Le jour où « mon lit » a disparu, je savais que mon « chez moi » prendrait bientôt la forme de mon sac à dos. Déterminée à partir à l’étranger en mode routard piéton, je rêvais déjà à la collection d’auberges de jeunesse que j’enchaînerais, passant de lit en lit simplement pour y dormir. Plantant la tente lors de mes randonnées. Emportée dans une vie riche en découverte où « mon lit » resterait un souvenir chaleureux que je retrouverais après plusieurs années de vie effrénée et passionnée. « Mon lit » ne m’aurait pas manqué, même si aucun autre lit ne l’aurait remplacé.
Pourtant, les choses ne se sont pas passées ainsi. Si laisser « mon lit » derrière moi était bien naturel en choisissant une vie nomade, il n’en est pas de même en se réinstallant. Contrainte de retrouver un emploi et un « appartement », mon esprit aurait pu se préparer au retour de « mon lit ». Logique si je replantais mes racines plutôt que de filer de ville en ville. Mais le jour où j’ai trouvé un job, « mon lit » n’est pas revenu. Il est resté là où il était, attendant mon lointain retour. Une réinstallation paradoxale. Un retour au permanent avec une note appuyée d’éphémère. La différence essentielle avec mes rêves de nomade, l’absence de « chez moi ». Le temporaire est mon salut, celui qui me permettra de partir sans détour le jour J. Pas de déménagement de l’extrême, pas de tristesse, juste un grand jour dans ma vie.
Mais pourquoi suis-je tant attachée à rester dans l’éphémère, à ne surtout pas considérer mon chez moi comme étant mon « chez moi », lui préférant des rêves de sac à dos ? La manière dont les événements se sont enchaînés a contribué à me tourner la tête comme 100 tours de manège. A peine rentrée dans la dynamique des candidatures avec la rédaction et le perfectionnement de mes lettres de motivation, un recruteur m’a contactée. A partir de là, tout s’est accéléré, laissant mon esprit dans un tourbillon, sans espoir de s’habituer à ma nouvelle situation. Car ma nouvelle situation changeait chaque jour. Candidature samedi, rappel lundi, test de rédaction le soir même, proposition d’entretien le lendemain. Deux jours après, j’étais dans un train pour Paris, 3 jours plus tard, je recevais une offre d’embauche, revenue à Sophia. Au total, 3 semaines se sont écoulées entre l’envoi de ma candidature et ma prise de poste. Un processus de recrutement record.
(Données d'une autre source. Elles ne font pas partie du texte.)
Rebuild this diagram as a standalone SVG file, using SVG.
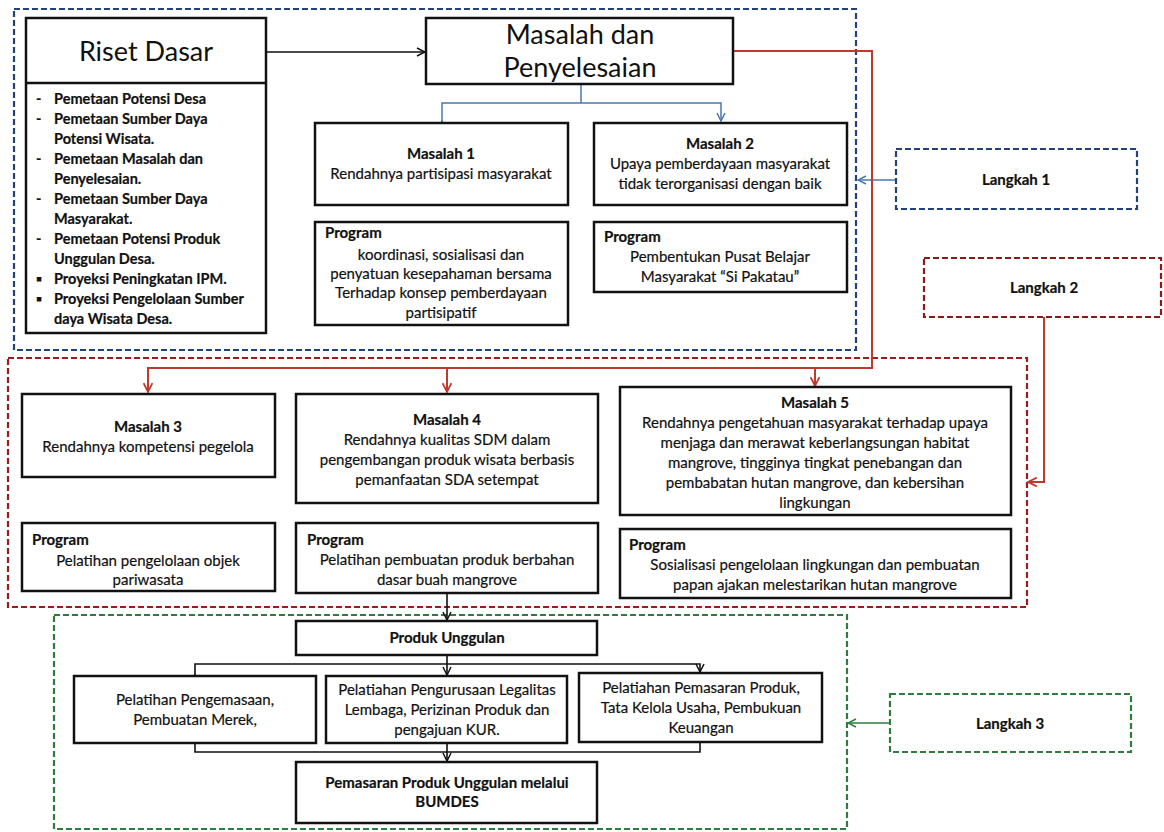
<svg xmlns="http://www.w3.org/2000/svg" width="1164" height="832" viewBox="0 0 1164 832">
<defs>
<style>
.box{fill:#fff;stroke:#111;stroke-width:2.5}
.dz{fill:none;stroke-width:2.2;stroke-dasharray:6 3}
.t{font-family:Lato,"Liberation Sans",sans-serif;font-size:15px;fill:#111;text-anchor:middle;stroke:#111;stroke-width:0.2}
.b{font-weight:bold}
.l{text-anchor:start}
.s{font-size:14.5px}
.big{font-family:Lato,"Liberation Sans",sans-serif;font-size:27px;fill:#111;text-anchor:middle}
.cb{fill:none;stroke:#4a78b0;stroke-width:1.5}
.cr{fill:none;stroke:#c0392f;stroke-width:2}
.ck{fill:none;stroke:#111;stroke-width:1.6}
.cg{fill:none;stroke:#2e7d3e;stroke-width:1.5}
</style>
<marker id="ab" viewBox="0 0 10 10" refX="9" refY="5" markerWidth="10" markerHeight="10" markerUnits="userSpaceOnUse" orient="auto"><path d="M1,1 L9,5 L1,9" fill="none" stroke="#4a78b0" stroke-width="1.5"/></marker>
<marker id="ar" viewBox="0 0 10 10" refX="9" refY="5" markerWidth="11" markerHeight="11" markerUnits="userSpaceOnUse" orient="auto"><path d="M1,1 L9,5 L1,9" fill="none" stroke="#c0392f" stroke-width="1.6"/></marker>
<marker id="ak" viewBox="0 0 10 10" refX="9" refY="5" markerWidth="10" markerHeight="10" markerUnits="userSpaceOnUse" orient="auto"><path d="M1,1 L9,5 L1,9" fill="none" stroke="#111" stroke-width="1.5"/></marker>
<marker id="ag" viewBox="0 0 10 10" refX="9" refY="5" markerWidth="10" markerHeight="10" markerUnits="userSpaceOnUse" orient="auto"><path d="M1,1 L9,5 L1,9" fill="none" stroke="#2e7d3e" stroke-width="1.5"/></marker>
</defs>
<rect width="1164" height="832" fill="#fff"/>

<g id="containers">
<rect class="dz" x="14" y="9" width="842" height="341" stroke="#24427a"/>
<rect class="dz" x="8" y="358" width="1019" height="249" stroke="#9b1c1c"/>
<rect class="dz" x="54" y="615" width="793" height="214" stroke="#2e7d3e"/>
</g>

<g id="connectors">
<line class="ck" x1="266" y1="52" x2="425" y2="52" marker-end="url(#ak)"/>
<polyline class="cb" points="581,84 581,103"/>
<polyline class="cb" points="442,121 442,103 721,103 721,121" marker-start="url(#ab)" marker-end="url(#ab)"/>
<line class="cb" x1="896" y1="180" x2="858" y2="180" marker-end="url(#ab)"/>
<polyline class="cr" points="734,51 872,51 872,368 148,368 148,392" marker-end="url(#ar)"/>
<line class="cr" x1="447" y1="368" x2="447" y2="392" marker-end="url(#ar)"/>
<line class="cr" x1="815" y1="368" x2="815" y2="386" marker-end="url(#ar)"/>
<polyline class="cr" points="1044,317 1044,482 1028,482" marker-end="url(#ar)"/>
<line class="ck" x1="447" y1="593" x2="447" y2="620" marker-end="url(#ak)"/>
<polyline class="ck" points="447,655 447,664"/>
<polyline class="ck" points="195,675 195,664 700,664 700,672" marker-start="url(#ak)" marker-end="url(#ak)"/>
<line class="ck" x1="447" y1="664" x2="447" y2="675" marker-end="url(#ak)"/>
<polyline class="ck" points="195,743 195,752 700,752 700,742"/>
<line class="ck" x1="447" y1="743" x2="447" y2="761" marker-end="url(#ak)"/>
<line class="cg" x1="890" y1="723" x2="848" y2="723" marker-end="url(#ag)"/>
</g>

<g id="riset-dasar">
<rect class="box" x="26" y="18" width="240" height="315"/>
<line x1="26" y1="83" x2="266" y2="83" stroke="#111" stroke-width="2.5"/>
<text class="big" x="146" y="61">Riset Dasar</text>
<g class="t b l s">
<text x="36" y="104">-</text><text x="54" y="104">Pemetaan Potensi Desa</text>
<text x="36" y="124">-</text><text x="54" y="124">Pemetaan Sumber Daya</text>
<text x="54" y="144">Potensi Wisata.</text>
<text x="36" y="164">-</text><text x="54" y="164">Pemetaan Masalah dan</text>
<text x="54" y="184">Penyelesaian.</text>
<text x="36" y="204">-</text><text x="54" y="204">Pemetaan Sumber Daya</text>
<text x="54" y="224">Masyarakat.</text>
<text x="36" y="244">-</text><text x="54" y="244">Pemetaan Potensi Produk</text>
<text x="54" y="264">Unggulan Desa.</text>
<text x="36" y="284">▪</text><text x="54" y="284">Proyeksi Peningkatan IPM.</text>
<text x="36" y="304">▪</text><text x="54" y="304">Proyeksi Pengelolaan Sumber</text>
<text x="54" y="324">daya Wisata Desa.</text>
</g>
</g>

<g id="masalah-penyelesaian">
<rect class="box" x="426" y="18" width="307" height="66"/>
<text class="big" x="580" y="44">Masalah dan</text>
<text class="big" x="580" y="77">Penyelesaian</text>
</g>

<g id="masalah-1">
<rect class="box" x="315" y="123" width="253" height="82"/>
<text class="t b" x="441" y="159">Masalah 1</text>
<text class="t" x="441" y="179">Rendahnya partisipasi masyarakat</text>
</g>

<g id="masalah-2">
<rect class="box" x="594" y="123" width="253" height="82"/>
<text class="t b" x="720" y="149">Masalah 2</text>
<text class="t" x="720" y="169">Upaya pemberdayaan masyarakat</text>
<text class="t" x="720" y="189">tidak terorganisasi dengan baik</text>
</g>

<g id="program-1">
<rect class="box" x="315" y="222" width="253" height="103"/>
<text class="t b l" x="325" y="238">Program</text>
<text class="t" x="441" y="260">koordinasi, sosialisasi dan</text>
<text class="t" x="441" y="279">penyatuan kesepahaman bersama</text>
<text class="t" x="441" y="298">Terhadap konsep pemberdayaan</text>
<text class="t" x="441" y="318">partisipatif</text>
</g>

<g id="program-2">
<rect class="box" x="594" y="222" width="253" height="70"/>
<text class="t b l" x="604" y="242">Program</text>
<text class="t" x="720" y="262">Pembentukan Pusat Belajar</text>
<text class="t" x="720" y="282">Masyarakat “Si Pakatau”</text>
</g>

<g id="langkah-1">
<rect class="dz" x="896" y="149" width="241" height="60" stroke="#24427a"/>
<text class="t b" x="1016" y="185">Langkah 1</text>
</g>

<g id="langkah-2">
<rect class="dz" x="924" y="258" width="237" height="59" stroke="#8b1a1a"/>
<text class="t b" x="1044" y="293">Langkah 2</text>
</g>

<g id="masalah-3">
<rect class="box" x="22" y="394" width="253" height="83"/>
<text class="t b" x="148" y="432">Masalah 3</text>
<text class="t" x="148" y="452">Rendahnya kompetensi pegelola</text>
</g>

<g id="masalah-4">
<rect class="box" x="296" y="394" width="302" height="109"/>
<text class="t b" x="447" y="425">Masalah 4</text>
<text class="t" x="447" y="445">Rendahnya kualitas SDM dalam</text>
<text class="t" x="447" y="465">pengembangan produk wisata berbasis</text>
<text class="t" x="447" y="485">pemanfaatan SDA setempat</text>
</g>

<g id="masalah-5">
<rect class="box" x="620" y="387" width="391" height="128"/>
<text class="t b" x="815" y="408">Masalah 5</text>
<text class="t" x="815" y="428">Rendahnya pengetahuan masyarakat terhadap upaya</text>
<text class="t" x="815" y="448">menjaga dan merawat keberlangsungan habitat</text>
<text class="t" x="815" y="468">mangrove, tingginya tingkat penebangan dan</text>
<text class="t" x="815" y="488">pembabatan hutan mangrove, dan kebersihan</text>
<text class="t" x="815" y="508">lingkungan</text>
</g>

<g id="program-3">
<rect class="box" x="22" y="523" width="253" height="68"/>
<text class="t b l" x="32" y="545">Program</text>
<text class="t" x="148" y="566">Pelatihan pengelolaan objek</text>
<text class="t" x="148" y="585">pariwasata</text>
</g>

<g id="program-4">
<rect class="box" x="296" y="523" width="302" height="70"/>
<text class="t b l" x="307" y="545">Program</text>
<text class="t" x="447" y="565">Pelatihan pembuatan produk berbahan</text>
<text class="t" x="447" y="585">dasar buah mangrove</text>
</g>

<g id="program-5">
<rect class="box" x="620" y="529" width="391" height="69"/>
<text class="t b l" x="629" y="550">Program</text>
<text class="t" x="815" y="570">Sosialisasi pengelolaan lingkungan dan pembuatan</text>
<text class="t" x="815" y="590">papan ajakan melestarikan hutan mangrove</text>
</g>

<g id="produk-unggulan">
<rect class="box" x="296" y="621" width="301" height="34"/>
<text class="t b" x="447" y="643">Produk Unggulan</text>
</g>

<g id="pelatihan-pengemasan">
<rect class="box" x="74" y="676" width="242" height="67"/>
<text class="t" x="195" y="705">Pelatihan Pengemasaan,</text>
<text class="t" x="195" y="725">Pembuatan Merek,</text>
</g>

<g id="pelatihan-legalitas">
<rect class="box" x="326" y="676" width="241" height="67"/>
<text class="t" x="447" y="695">Pelatiahan Pengurusaan Legalitas</text>
<text class="t" x="447" y="715">Lembaga, Perizinan Produk dan</text>
<text class="t" x="447" y="735">pengajuan KUR.</text>
</g>

<g id="pelatihan-pemasaran">
<rect class="box" x="579" y="673" width="243" height="69"/>
<text class="t" x="701" y="693">Pelatiahan Pemasaran Produk,</text>
<text class="t" x="701" y="713">Tata Kelola Usaha, Pembukuan</text>
<text class="t" x="701" y="733">Keuangan</text>
</g>

<g id="pemasaran-bumdes">
<rect class="box" x="296" y="762" width="301" height="61"/>
<text class="t b" x="447" y="788">Pemasaran Produk Unggulan melalui</text>
<text class="t b" x="447" y="807">BUMDES</text>
</g>

<g id="langkah-3">
<rect class="dz" x="890" y="694" width="241" height="58" stroke="#2e7d3e"/>
<text class="t b" x="1010" y="729">Langkah 3</text>
</g>
</svg>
Plongée soudainement dans cette nouvelle vie que je n’avais pas vraiment désirée, je me suis retrouvée comme en apnée. Comme si un poids m’écrasait la poitrine. Vivant jour après jour, attendant le moment où je pourrais reprendre une bouffée d’air. Subissant le quotidien sans lutter. Tout était instable, mon poste, mon logement. Impossible de prédire l’avenir ou faire des projets à long terme. Selon ma réussite sur le job, le temps nécessaire à la résolution de mes dossiers administratifs, l’éventuel crash d’une comète… je me déplaçais dans des sables mouvants. A force de changer d’itinéraire, je ne savais même plus si je devais aller à droite ou à gauche en sortant du boulot.
Absolument tout allait trop vite pour parvenir au moindre sentiment de stabilité. Y compris la recherche de logement. A compter de ma première recherche d’appartement, et malgré mes critères restrictifs en matière de prix pour un logement à Paris, les événements ont à nouveau pris l’allure d’une attraction à grande vitesse, le Rock ‘n’ roller coaster, life edition. Exactement les mêmes sensations de vitesse, de forces gravitationnelles, de musique à fond dans les oreilles… Dépassée par mes occupations, j’ai accepté l’aide de mes parents dans mes recherches. Au bout de 24h, je faisais ma première visite et signais le bail dans la foulée. Mais comme dans « Fast and furious« , la vitesse n’empêche pas les obstacles. Ainsi, même si les étapes se sont succédées a priori dans de bonnes conditions, chaque procédure administrative découlant de mon emménagement s’est déroulée en jouant au saut de haies. Une difficulté après l’autre pour arriver à un niveau d’installation presque complet où je peux réaffirmer, que j’ai un toit sur la tête, mais le lit dans lequel je dors n’est qu’un lit.